Da una parte, dunque, il lato umano. Dall'altro, appunto, la strategia politica ma anche gli obiettivi a medio termine del Cavaliere. Un Berlusconi per certi versi double-face, come quello pre e post sentenza. Tanto che quando a pranzo ha riunito i vertici del Pdl e la delegazione ministeriale del partito, è apparso talmente in modalità statista da riuscire anche a stupire alcuni convitati. Pare che in un paio di occasioni abbia placato anche spunti 'tendenza falco' dei due capigruppi, Renato Brunetta e Renato Schifani. "Questo governo - avrebbe detto ai suoi interlocutori - deve durare, non possiamo essere noi a far saltare tutto. Anzi, noi dobbiamo al più presto cercare di incassare misure a sostegno di imprese e famiglie". A cominciare dall'Imu, che resta condicio sine qua non, ma non soltanto. I problemi - resta il ragionamento a freddo del Cavaliere - sono tutti all'interno del Pd che è un partito a un passo dall'implosione e non è in grado di mantenere alcun patto (come su Nitto Palma), mentre il Pdl ha mostrato la sua responsabilità fino in fondo.

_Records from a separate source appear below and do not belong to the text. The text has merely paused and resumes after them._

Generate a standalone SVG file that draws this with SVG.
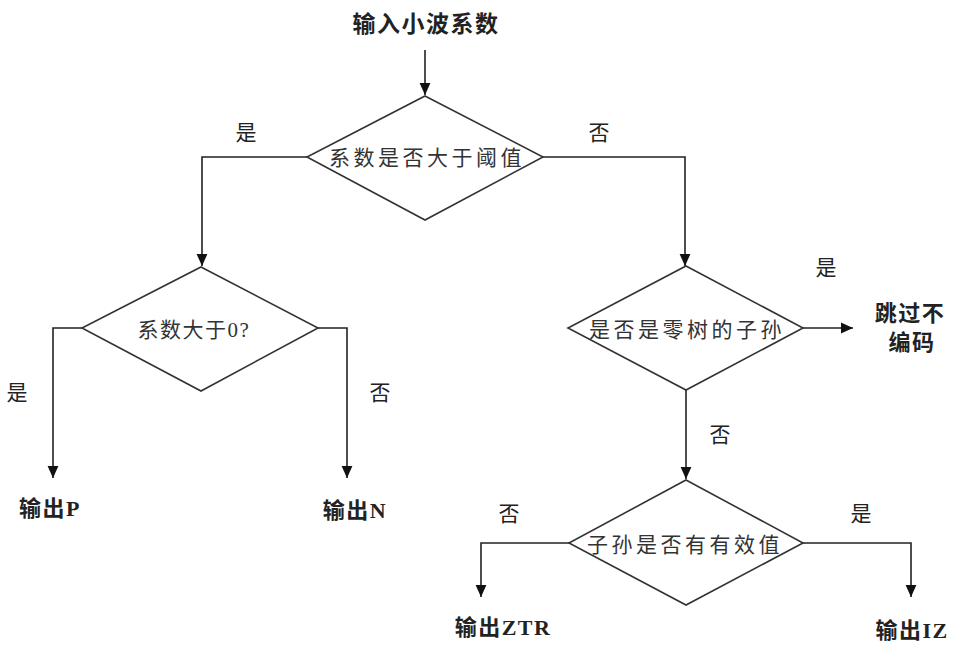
<svg xmlns="http://www.w3.org/2000/svg" width="960" height="648" viewBox="0 0 960 648">
<style>
.shape{fill:#fff;stroke:#333;stroke-width:1.6}
.line{fill:none;stroke:#222;stroke-width:1.6}
.dt{font-family:"Noto Sans CJK SC","Liberation Sans",sans-serif;font-size:21px;fill:#333;text-anchor:middle;letter-spacing:3.5px}
.lbl{font-family:"Noto Sans CJK SC",sans-serif;font-size:21px;fill:#222;text-anchor:middle}
.out{font-family:"Liberation Serif","Noto Sans CJK SC",serif;font-size:22px;font-weight:bold;fill:#222;text-anchor:middle;letter-spacing:1.5px}
</style>
<defs>
<marker id="arr" viewBox="0 0 10 10" refX="10" refY="5" markerWidth="12" markerHeight="12" markerUnits="userSpaceOnUse" orient="auto">
<path d="M0,0.5 L10,5 L0,9.5 Z" fill="#111"/>
</marker>
</defs>
<rect width="960" height="648" fill="#fff"/>
<g id="connectors">
<path class="line" d="M425,50 V95" marker-end="url(#arr)"/>
<path class="line" d="M307,157 H202 V266" marker-end="url(#arr)"/>
<path class="line" d="M543,157 H685 V266" marker-end="url(#arr)"/>
<path class="line" d="M82,328 H53 V478" marker-end="url(#arr)"/>
<path class="line" d="M318,328 H347 V478" marker-end="url(#arr)"/>
<path class="line" d="M803,328 H853" marker-end="url(#arr)"/>
<path class="line" d="M686,390 V479" marker-end="url(#arr)"/>
<path class="line" d="M569,543 H481 V597" marker-end="url(#arr)"/>
<path class="line" d="M803,543 H911 V597" marker-end="url(#arr)"/>
<text class="lbl" x="246" y="140">是</text>
<text class="lbl" x="599" y="140">否</text>
<text class="lbl" x="17" y="400">是</text>
<text class="lbl" x="380" y="400">否</text>
<text class="lbl" x="826" y="275">是</text>
<text class="lbl" x="720" y="442">否</text>
<text class="lbl" x="509" y="521">否</text>
<text class="lbl" x="861" y="521">是</text>
</g>
<g id="start"><text class="out" x="426" y="32" style="font-size:23px">输入小波系数</text></g>
<g id="d1"><polygon class="shape" points="425,96 543,157 425,220 307,157"/><text class="dt" x="427" y="165">系数是否大于阈值</text></g>
<g id="d2"><polygon class="shape" points="201,267 318,328 201,391 82,328"/><text class="dt" x="194" y="337" style="letter-spacing:1.5px">系数大于<tspan font-family="Liberation Serif">0?</tspan></text></g>
<g id="d3"><polygon class="shape" points="686,266 803,328 686,390 568,328"/><text class="dt" x="687" y="337">是否是零树的子孙</text></g>
<g id="d4"><polygon class="shape" points="686,480 803,543 686,605 569,543"/><text class="dt" x="685" y="552">子孙是否有有效值</text></g>
<g id="outP"><text class="out" x="50" y="516">输出P</text></g>
<g id="outN"><text class="out" x="355" y="518">输出N</text></g>
<g id="skip"><text class="out" x="910" y="321">跳过不</text><text class="out" x="912" y="350">编码</text></g>
<g id="outZTR"><text class="out" x="503" y="635">输出ZTR</text></g>
<g id="outIZ"><text class="out" x="912" y="638">输出IZ</text></g>
</svg>
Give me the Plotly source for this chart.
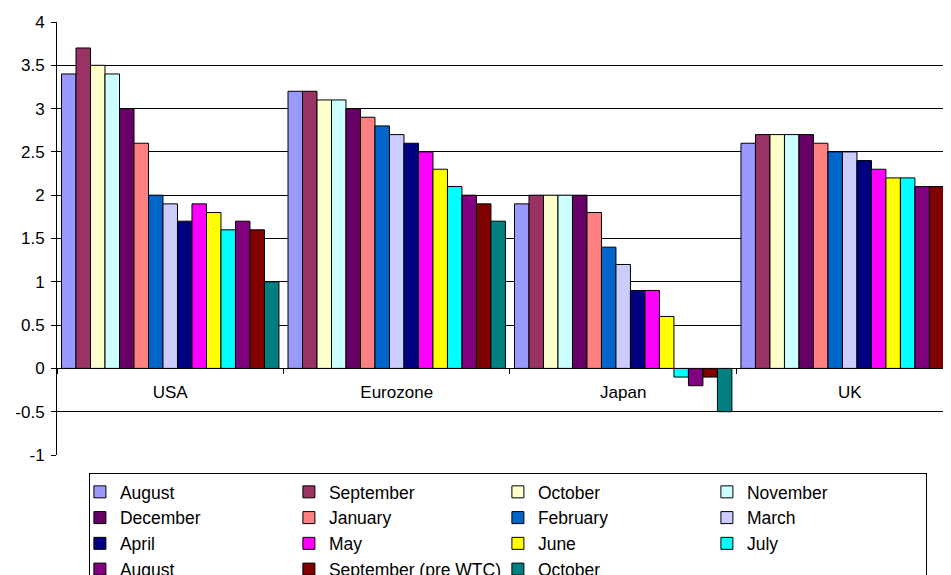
import plotly.graph_objs as go

# Regions on the category axis
regions = ['USA', 'Eurozone', 'Japan', 'UK']

# One series per month of the survey (legend order)
months = ['August', 'September', 'October', 'November', 'December', 'January',
          'February', 'March', 'April', 'May', 'June', 'July', 'August',
          'September (pre WTC)', 'October']

# Values per month, in region order USA, Eurozone, Japan, UK
aug_00 = [3.4, 3.2, 1.9, 2.6]
sep_00 = [3.7, 3.2, 2.0, 2.7]
oct_00 = [3.5, 3.1, 2.0, 2.7]
nov_00 = [3.4, 3.1, 2.0, 2.7]
dec_00 = [3.0, 3.0, 2.0, 2.7]
jan_01 = [2.6, 2.9, 1.8, 2.6]
feb_01 = [2.0, 2.8, 1.4, 2.5]
mar_01 = [1.9, 2.7, 1.2, 2.5]
apr_01 = [1.7, 2.6, 0.9, 2.4]
may_01 = [1.9, 2.5, 0.9, 2.3]
jun_01 = [1.8, 2.3, 0.6, 2.2]
jul_01 = [1.6, 2.1, -0.1, 2.2]
aug_01 = [1.7, 2.0, -0.2, 2.1]
sep_01 = [1.6, 1.9, -0.1, 2.1]
oct_01 = [1.0, 1.7, -0.5, 2.1]

series = [aug_00, sep_00, oct_00, nov_00, dec_00, jan_01, feb_01, mar_01,
          apr_01, may_01, jun_01, jul_01, aug_01, sep_01, oct_01]

# Classic spreadsheet chart palette
colors = ['#9999FF', '#993366', '#FFFFCC', '#CCFFFF', '#660066', '#FF8080',
          '#0066CC', '#CCCCFF', '#000080', '#FF00FF', '#FFFF00', '#00FFFF',
          '#800080', '#800000', '#008080']

y_ticks = [-1, -0.5, 0, 0.5, 1, 1.5, 2, 2.5, 3, 3.5, 4]
y_tick_text = ['-1', '-0.5', '0', '0.5', '1', '1.5', '2', '2.5', '3', '3.5', '4']

font_family = 'Arial, Liberation Sans, sans-serif'

fig = go.Figure()
for name, vals, col in zip(months, series, colors):
    fig.add_trace(go.Bar(x=regions, y=vals, name=name,
                         marker=dict(color=col, line=dict(color='black', width=1))))

# the page body adds 8px on the left and top, margins allow for it;
# the chart is cut off on the right like the original
fig.update_layout(
    width=951, height=575,
    margin=dict(l=49, r=16, t=14, b=128, autoexpand=False),
    paper_bgcolor='white', plot_bgcolor='white',
    font=dict(family=font_family, size=16, color='black'),
    barmode='group', bargap=0.04, bargroupgap=0,
    showlegend=True,
    legend=dict(orientation='h', x=0.036, y=-0.0415, xanchor='left', yanchor='top',
                bordercolor='black', borderwidth=1, bgcolor='white',
                font=dict(size=17.5), entrywidth=174, indentation=-10,
                traceorder='normal'),
)

# category axis sits on the zero line, ticks between categories
fig.update_xaxes(
    range=[-0.5, 3.412], anchor='free', position=0.2,
    showline=True, linecolor='black', linewidth=1,
    ticks='outside', tickson='boundaries', ticklen=5, tickcolor='black',
    ticklabelstandoff=8, tickfont=dict(size=17), showgrid=False,
)
fig.update_yaxes(
    range=[-1, 4], tickvals=y_ticks, ticktext=y_tick_text,
    showline=True, linecolor='black', linewidth=1,
    ticks='outside', ticklen=5, tickcolor='black', ticklabelstandoff=3,
    showgrid=True, gridcolor='black', gridwidth=1, zeroline=False,
    tickfont=dict(size=17),
)

fig.write_html('out.html')
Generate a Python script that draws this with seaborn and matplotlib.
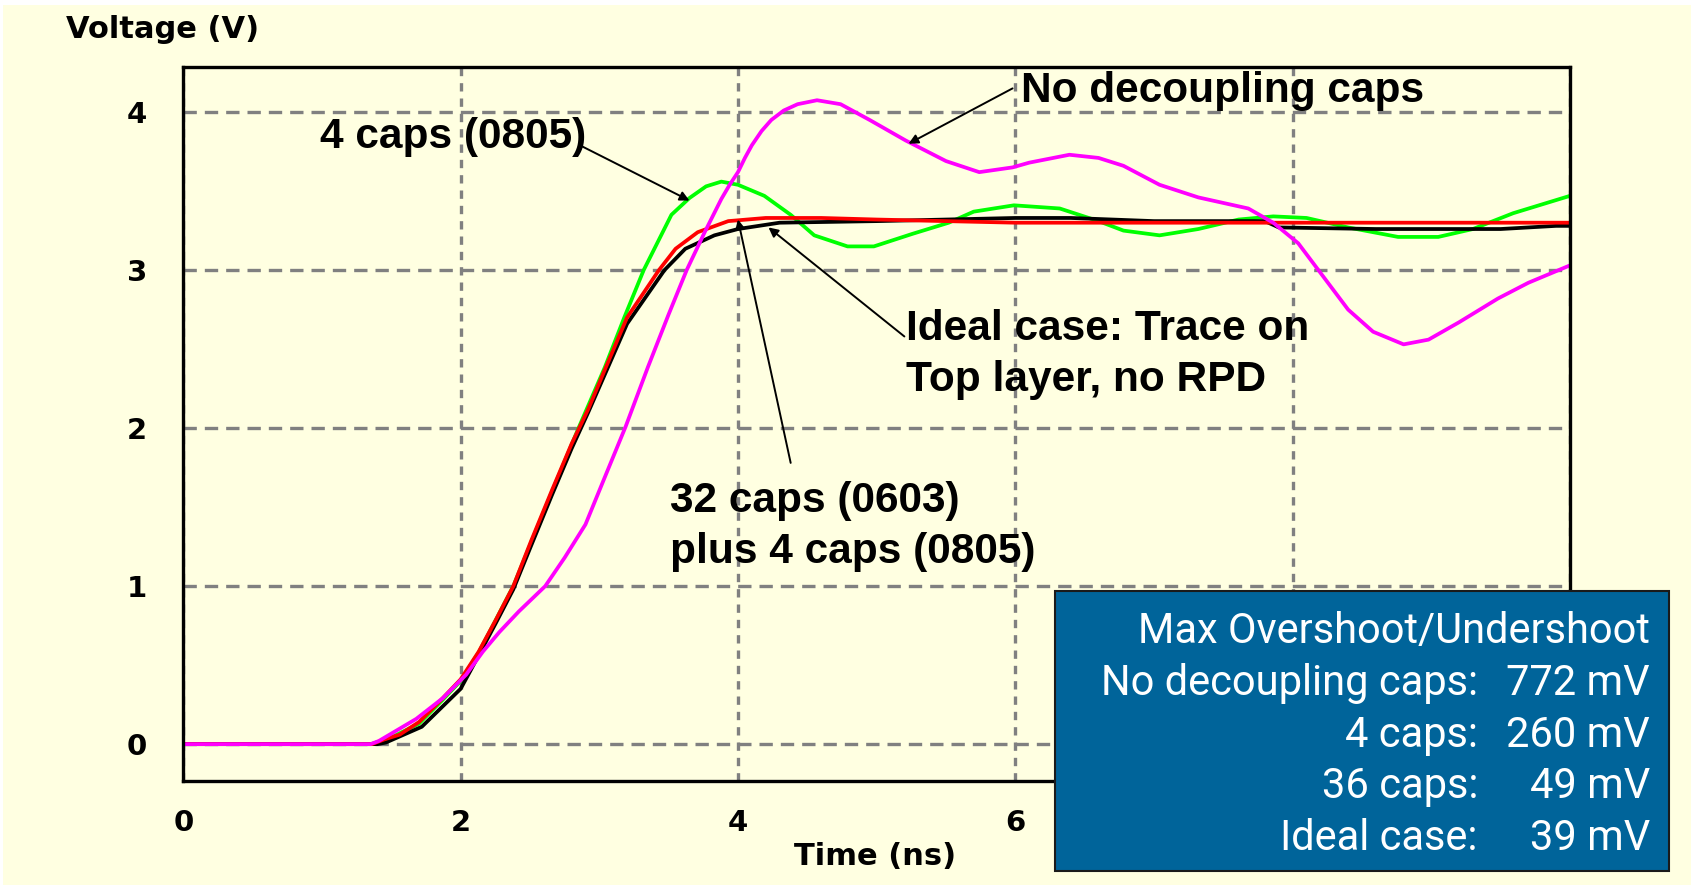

Nel partito, tuttavia, c'è la consapevolezza che quella dei processi di Berlusconi resta una bomba ad orologeria che potrebbe scoppiare in qualsiasi momento. Oggi, infatti, c'è la conferma della sentenza a 4 anni di condanna e soprattutto quella interdizione dai pubblici uffici che lo allontanerebbe dalla politica. A breve, potrebbe arrivare invece la sentenza di primo grado per l'affaire Ruby. E l'ex premier non ha certo intenzione di stare con le mani in mano e nell'attesa applica la strategia difensiva che conosce meglio: quella in cui si rivolge direttamente agli elettori. Per domenica è infatti in programma l'ennesima trasmissione sulle reti Mediaset in cui spiega la 'sua' verità su questo procedimento.

Per ora a dominare è comunque la reazione rabbiosa, ma poiché la condanna era abbondantemente messa in conto, nei giorni scorsi tra Arcore e palazzo Grazioli si sono fatti anche ragionamenti a medio termine. Intanto, tenere in vita l'alleanza con il Pd costituisce un freno al saldarsi di un asse tra i democratici e i 5Stelle su provvedimenti come quello sull'ineleggibilità. E poi, si punta l'attenzione sulla Cassazione. Perché è all'ultimo grado di giudizio che si guarda, quello sì capace di far saltare tutto in un secondo. E, almeno su quel fronte, oggi Berlusconi ha incassato una buona notizia, con l'elezione di Giorgio Santacroce - vicino a Cesare Previti - a nuovo primo presidente della Suprema Corte. Con la speranza che sia quello il suo 'giudice a Berlino'.